Researchers have published details of a newly discovered side channel attack they have named RAMBleed
RAMbleed is the latest evolution of attacks building on Row Hammer that allow information in one area of physical memory to be influenced by access made to a different but nearby area of physical memory. Because Row Hammer and related methods are rooted in the physical hardware of the server, they transcend virtual machine and other software boundaries.
Unlike Row Hammer, which sought to flip bits in target memory, RAMBleed demonstrates a way to read areas of memory by deducing the value of the memory, one bit at a time. That may sound slow, but the researchers were able to demonstrate they could extract an RSA-2048 key from the root level SSH daemon on a target Linux system at a rate of about 3 bits per second.

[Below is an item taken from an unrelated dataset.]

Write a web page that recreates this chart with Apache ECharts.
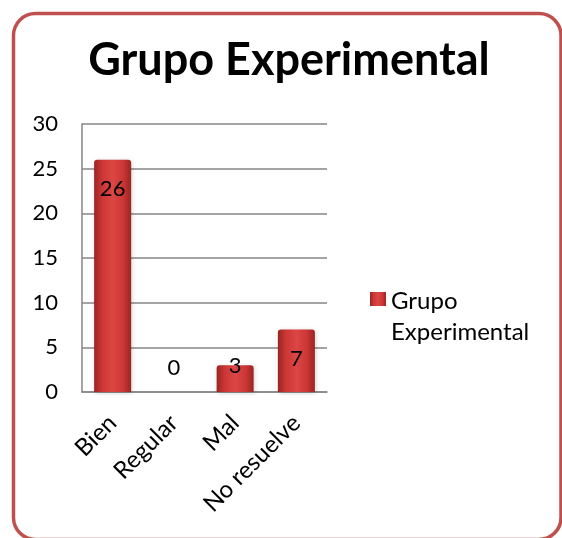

RAMBleed is a complex attack, as it only works if the attacker is able to influence the placement of data within main system memory. The Researchers developed novel memory massaging technique to achieve this end (on Linux systems). Before the publication of RAMBleed it was widely considered that the error correcting ability of ECC memory meant that Row Hammer flipped bits would be corrected – however the researchers were able to demonstrate that they could observe and record the bit flips even after correction and so even ECC-corrected bit-flips have a security implication. As they explain in the paper:
This is because RAMBleed does not necessarily require the attacker to read the bit to determine if it has flipped. Instead, all the attacker requires for mounting RAMBleed is an indication that a bit in the sampling page has flipped (and subsequently corrected).
We have seen many times, that esoteric attacks dreamed up in research labs turn up in malware in the near future.